---- RECORD EXTRACTS

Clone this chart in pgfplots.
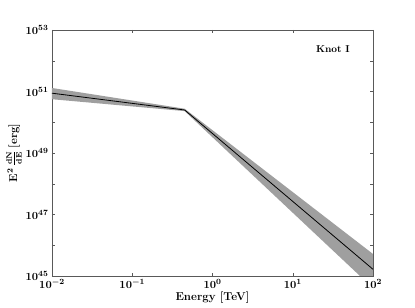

--------
---- RECORD EXTRACTS

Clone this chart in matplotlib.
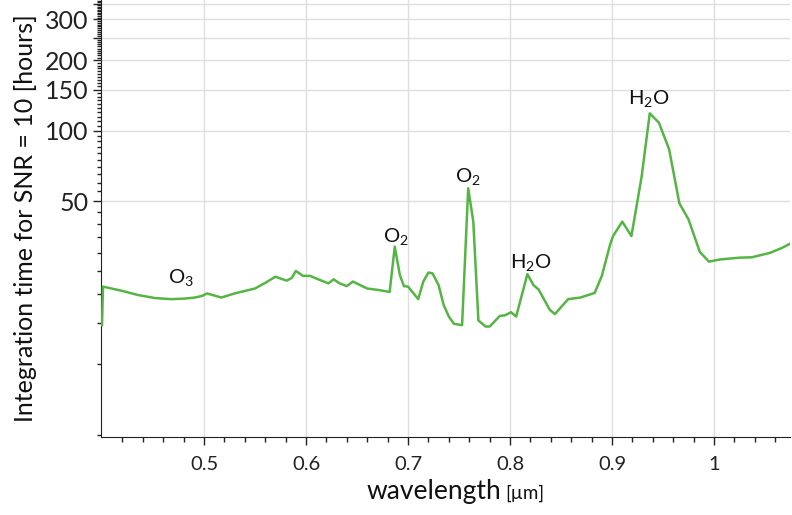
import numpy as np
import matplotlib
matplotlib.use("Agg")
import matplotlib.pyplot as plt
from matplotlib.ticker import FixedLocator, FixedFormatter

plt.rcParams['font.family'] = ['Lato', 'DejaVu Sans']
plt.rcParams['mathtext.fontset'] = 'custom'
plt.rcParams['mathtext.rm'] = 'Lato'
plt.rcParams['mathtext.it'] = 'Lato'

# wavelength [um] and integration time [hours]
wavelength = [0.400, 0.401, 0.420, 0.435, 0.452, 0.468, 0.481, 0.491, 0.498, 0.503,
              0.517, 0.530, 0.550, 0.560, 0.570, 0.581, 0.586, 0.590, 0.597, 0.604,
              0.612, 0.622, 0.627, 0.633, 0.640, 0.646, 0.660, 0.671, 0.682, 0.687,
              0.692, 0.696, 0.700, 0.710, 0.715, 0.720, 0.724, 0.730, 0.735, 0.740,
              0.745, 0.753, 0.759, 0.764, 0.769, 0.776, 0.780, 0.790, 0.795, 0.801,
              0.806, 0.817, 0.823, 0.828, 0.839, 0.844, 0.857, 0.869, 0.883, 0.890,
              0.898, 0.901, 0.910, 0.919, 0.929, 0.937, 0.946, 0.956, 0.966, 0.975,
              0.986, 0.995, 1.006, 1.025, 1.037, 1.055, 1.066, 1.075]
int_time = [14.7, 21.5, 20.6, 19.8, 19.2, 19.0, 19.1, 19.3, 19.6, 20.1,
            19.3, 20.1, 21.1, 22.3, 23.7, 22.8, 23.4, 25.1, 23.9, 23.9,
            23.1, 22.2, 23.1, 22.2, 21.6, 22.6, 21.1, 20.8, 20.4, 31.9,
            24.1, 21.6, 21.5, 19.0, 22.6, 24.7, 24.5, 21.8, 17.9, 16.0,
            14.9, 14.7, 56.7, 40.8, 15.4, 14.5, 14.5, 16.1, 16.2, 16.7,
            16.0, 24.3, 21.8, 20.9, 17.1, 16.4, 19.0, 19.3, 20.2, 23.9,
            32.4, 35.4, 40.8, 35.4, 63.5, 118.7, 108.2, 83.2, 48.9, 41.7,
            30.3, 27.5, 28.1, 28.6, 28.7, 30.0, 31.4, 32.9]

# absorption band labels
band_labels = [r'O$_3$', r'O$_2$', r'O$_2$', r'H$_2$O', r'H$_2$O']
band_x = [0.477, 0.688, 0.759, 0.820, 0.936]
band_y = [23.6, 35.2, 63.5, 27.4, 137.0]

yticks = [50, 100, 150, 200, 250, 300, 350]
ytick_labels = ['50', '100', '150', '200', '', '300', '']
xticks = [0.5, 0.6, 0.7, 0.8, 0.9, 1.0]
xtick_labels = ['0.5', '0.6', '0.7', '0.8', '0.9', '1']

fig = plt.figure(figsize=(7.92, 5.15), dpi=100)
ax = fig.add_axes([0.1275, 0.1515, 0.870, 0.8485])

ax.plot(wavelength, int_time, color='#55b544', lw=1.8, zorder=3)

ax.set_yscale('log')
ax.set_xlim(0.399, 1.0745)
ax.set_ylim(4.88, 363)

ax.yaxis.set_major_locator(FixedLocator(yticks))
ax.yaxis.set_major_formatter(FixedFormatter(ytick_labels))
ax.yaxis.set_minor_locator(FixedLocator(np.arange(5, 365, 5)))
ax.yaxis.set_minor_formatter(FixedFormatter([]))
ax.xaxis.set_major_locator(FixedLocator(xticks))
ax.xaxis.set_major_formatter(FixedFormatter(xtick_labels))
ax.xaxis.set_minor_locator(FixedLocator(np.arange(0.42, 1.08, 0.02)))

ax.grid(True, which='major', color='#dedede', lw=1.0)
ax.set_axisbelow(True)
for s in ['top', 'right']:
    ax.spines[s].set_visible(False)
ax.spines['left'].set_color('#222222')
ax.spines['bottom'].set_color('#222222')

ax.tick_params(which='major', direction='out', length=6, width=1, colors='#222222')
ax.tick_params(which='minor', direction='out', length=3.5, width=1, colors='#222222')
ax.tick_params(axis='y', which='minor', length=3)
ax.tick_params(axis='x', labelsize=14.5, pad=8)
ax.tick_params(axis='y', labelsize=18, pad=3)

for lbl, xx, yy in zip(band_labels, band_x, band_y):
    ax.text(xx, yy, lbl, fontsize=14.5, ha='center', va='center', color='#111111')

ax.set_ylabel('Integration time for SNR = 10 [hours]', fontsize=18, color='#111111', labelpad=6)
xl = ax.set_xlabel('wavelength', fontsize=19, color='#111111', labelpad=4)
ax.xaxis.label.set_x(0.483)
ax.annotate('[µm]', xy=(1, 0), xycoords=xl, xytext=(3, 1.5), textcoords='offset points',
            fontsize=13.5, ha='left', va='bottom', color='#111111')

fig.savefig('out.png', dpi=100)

--------
---- RECORD EXTRACTS

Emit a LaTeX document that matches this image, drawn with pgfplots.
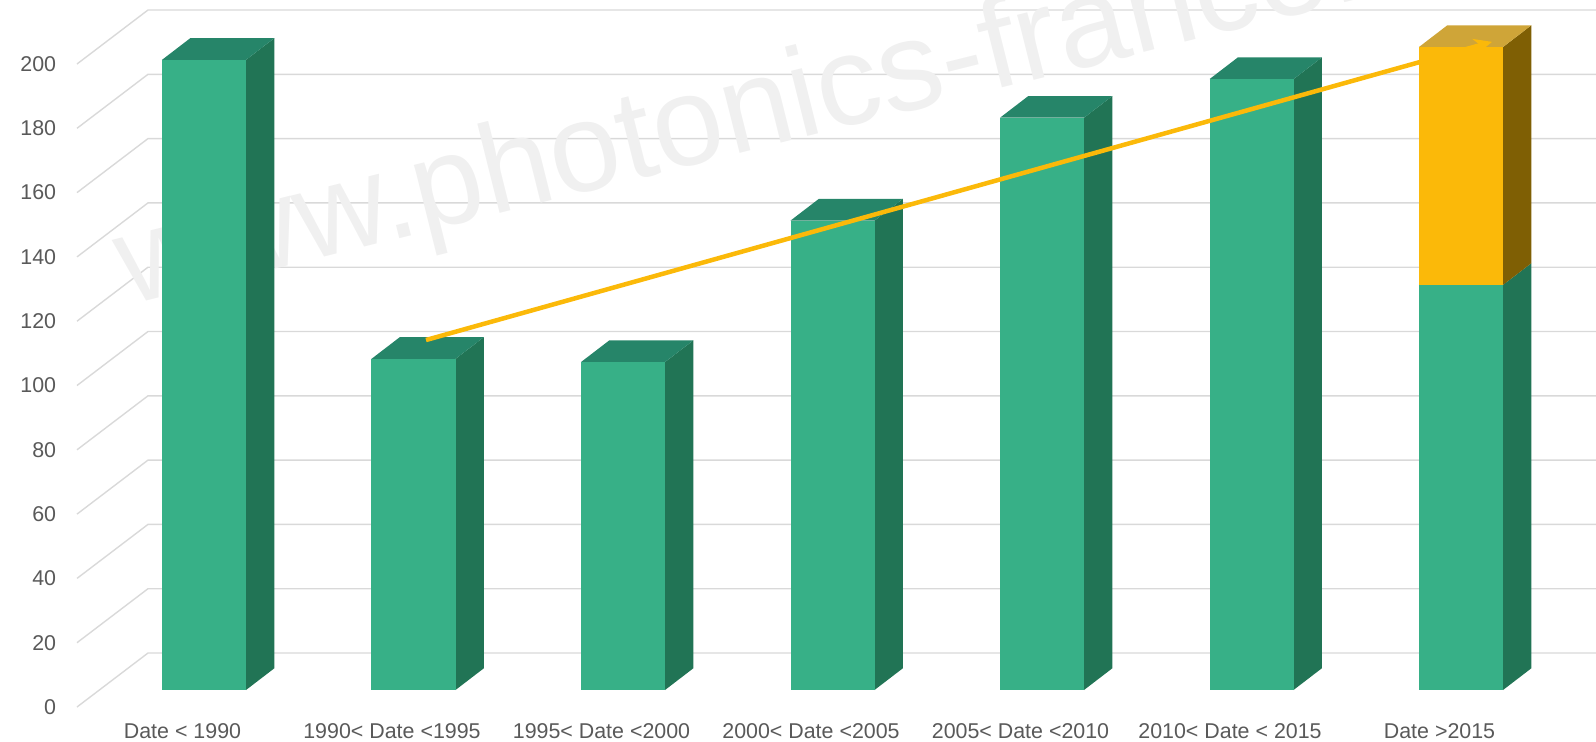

--------

* [WORK TO COMPLETE]: Search the lines for "this". Copy each line that has it.

* [FULL OUTPUT]:
Clone this chart in pgfplots.
Clone this chart in matplotlib.
Emit a LaTeX document that matches this image, drawn with pgfplots.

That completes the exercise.